Proposed bill sent back to House of Commons
By Cazzy Lewchuk, Staff Writer
A provision to the Canadian Human Rights Act known as Bill C-279 has been amended and sent back for debate in the House of Commons. The bill, which covers issues of transgender-inclusiveness, likely won’t pass until after the next federal election.
The Canadian Human Rights Act is a statute currently part of the Canadian legal code, allowing equal opportunity to all citizens of Canada. Currently, the full text of the bill allows for claims of discrimination based on nationality, race, sex, sexual orientation, religion, disability, marital and family status, pardoned or suspended conviction, and age.
Introduced by NDP MP Randall Garrison, Bill C-279 is informally known as the “Gender Identity Bill.” The proposed amendment has been introduced in the House of Commons to add the phrases of “gender identity” and “gender expression” into the Human Rights Act. This proposal would also add the phrases to the Criminal Code of Canada in the section of determining hate towards those groups as a motivation for sentencing. The bill would protect the rights of all individuals in Canada from discrimination on the basis of their sexual identity and gender, particularly affecting transgendered or otherwise non-gender-binary citizens both civilly and criminally.
Although the act has been passed in favour by Parliament, it was vetoed by the Senate due to proposed amendments that must go back to Parliament for further study. The bill was originally passed by Parliament on March 20, 2013, with unanimous support from Green, NDP, Liberal, and Bloc Quebecois MPs. Although the majority of Conservative MPs voted against the bill, 18 of them voted in favour.

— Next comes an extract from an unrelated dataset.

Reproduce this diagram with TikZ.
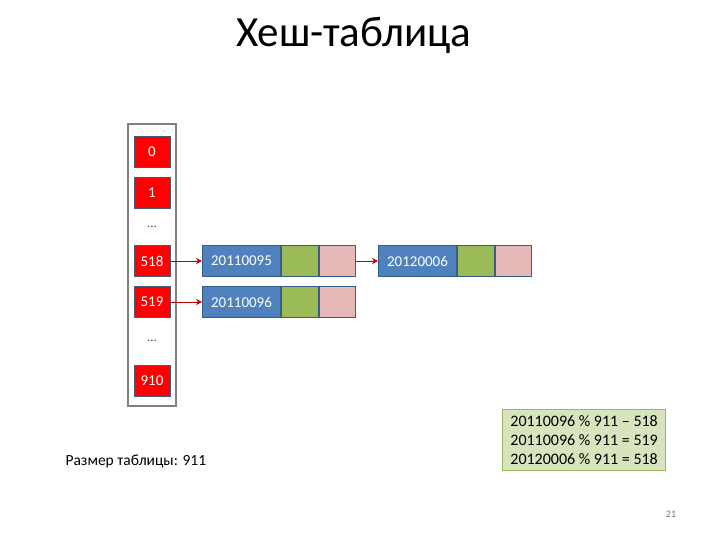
\documentclass[tikz,border=0pt]{standalone}
\usepackage{fontspec}
\setmainfont{Carlito}
\usetikzlibrary{arrows.meta, positioning}

\definecolor{cellred}{HTML}{FF0000}
\definecolor{cellline}{HTML}{4A5A7A}
\definecolor{keyblue}{HTML}{4F81BD}
\definecolor{keyline}{HTML}{385D8A}
\definecolor{valgreen}{HTML}{9BBB59}
\definecolor{nextpink}{HTML}{E6B9B8}
\definecolor{notefill}{HTML}{D7E4BD}
\definecolor{noteline}{HTML}{9BBB59}
\definecolor{linkred}{HTML}{C00000}

\begin{document}
\begin{tikzpicture}[
  x=1pt, y=-1pt,
  font=\fontsize{15}{18}\selectfont,
  bucket/.style={draw=cellline, fill=cellred, line width=1pt, text=white,
                 minimum width=36pt, minimum height=31pt, inner sep=0pt},
  keycell/.style={draw=keyline, fill=keyblue, line width=1pt, text=white,
                  minimum width=78pt, minimum height=31pt, inner sep=0pt},
  valcell/.style={draw=keyline, fill=valgreen, line width=1pt,
                  minimum width=37pt, minimum height=31pt, inner sep=0pt},
  nextcell/.style={draw=keyline, fill=nextpink, line width=1pt,
                   minimum width=36pt, minimum height=31pt, inner sep=0pt},
  dots/.style={font=\fontsize{13}{15}\selectfont, text=black!70},
  link/.style={-{Stealth[length=6pt, width=6pt]}, draw=linkred, line width=1pt}
]
\useasboundingbox (0,0) rectangle (720,540);

%% ---------- title ----------
\node[font=\fontsize{43}{50}\selectfont] (title) at (354,35) {Хеш-таблица};

%% ---------- bucket array ----------
\draw[draw=black!50, line width=1.6pt, fill=white] (128,124) rectangle (176,406);
\node[bucket] (b0)   at (152,152) {0};
\node[bucket] (b1)   at (152,193) {1};
\node[dots]   (d1)   at (152,227) {...};
\node[bucket] (b518) at (152,261) {518};
\node[bucket] (b519) at (152,302) {519};
\node[dots]   (d2)   at (152,341) {...};
\node[bucket] (b910) at (152,381) {910};

%% ---------- chains ----------
\node[keycell, anchor=west] (k1) at (202,261) {20110095};
\node[valcell, right=0pt of k1] (v1) {};
\node[nextcell, right=0pt of v1] (n1) {};

\node[keycell, anchor=west] (k3) at (378,261) {20120006};
\node[valcell, right=0pt of k3] (v3) {};
\node[nextcell, right=0pt of v3] (n3) {};

\node[keycell, anchor=west] (k2) at (202,302) {20110096};
\node[valcell, right=0pt of k2] (v2) {};
\node[nextcell, right=0pt of v2] (n2) {};

%% ---------- links ----------
\draw[link] (b518.east) -- (k1.west);
\draw[link] (b519.east) -- (k2.west);
\draw[link] (n1.east) -- (k3.west);

%% ---------- notes ----------
\node[anchor=west, font=\fontsize{15.5}{18}\selectfont] (size) at (62,461)
  {Размер таблицы: 911};
\node[draw=noteline, fill=notefill, line width=0.8pt, align=left,
      font=\fontsize{16}{19}\selectfont, inner xsep=8pt, inner ysep=6pt,
      anchor=north west] (calc) at (502,409)
  {20110096 \% 911 -- 518\\20110096 \% 911 = 519\\20120006 \% 911 = 518};
\node[text=black!55, font=\fontsize{10}{12}\selectfont] (page) at (671,514) {21};
\end{tikzpicture}
\end{document}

Bill C-279 has since been delayed and amended by the Senate, particularly the Conservative majority section.
Conservative Senator Don Plett has introduced an amendment that would prevent transgendered people from entering designated single-sex areas, such as washrooms, under the basis that this could allow “biological males” to enter designated female-only facilities.
Other politicians have criticized Plett’s stance on the issue, including Garrison himself, who the Globe and Mail reported said the amendment, “is contradictory to the whole purpose of the bill and illustrates the transphobia the bill is designed to fight.”
The House will be breaking for the summer before being dissolved in preparation for the upcoming federal election (likely) on October 19. The bill is unlikely to be debated and passed again for injunction until Parliament is back in session, delaying its process for another year.
Although the Human Rights Act and Criminal Code protect all Canadians on a federal level, each province has a separate law in its own code that may amend or add rights to certain groups. Six provinces—Ontario, Prince Edward Island, Manitoba, Newfoundland, Nova Scotia, and Saskatchewan—have introduced acts protecting sex and gender identity in their codes since the bill was originally suggested in Parliament.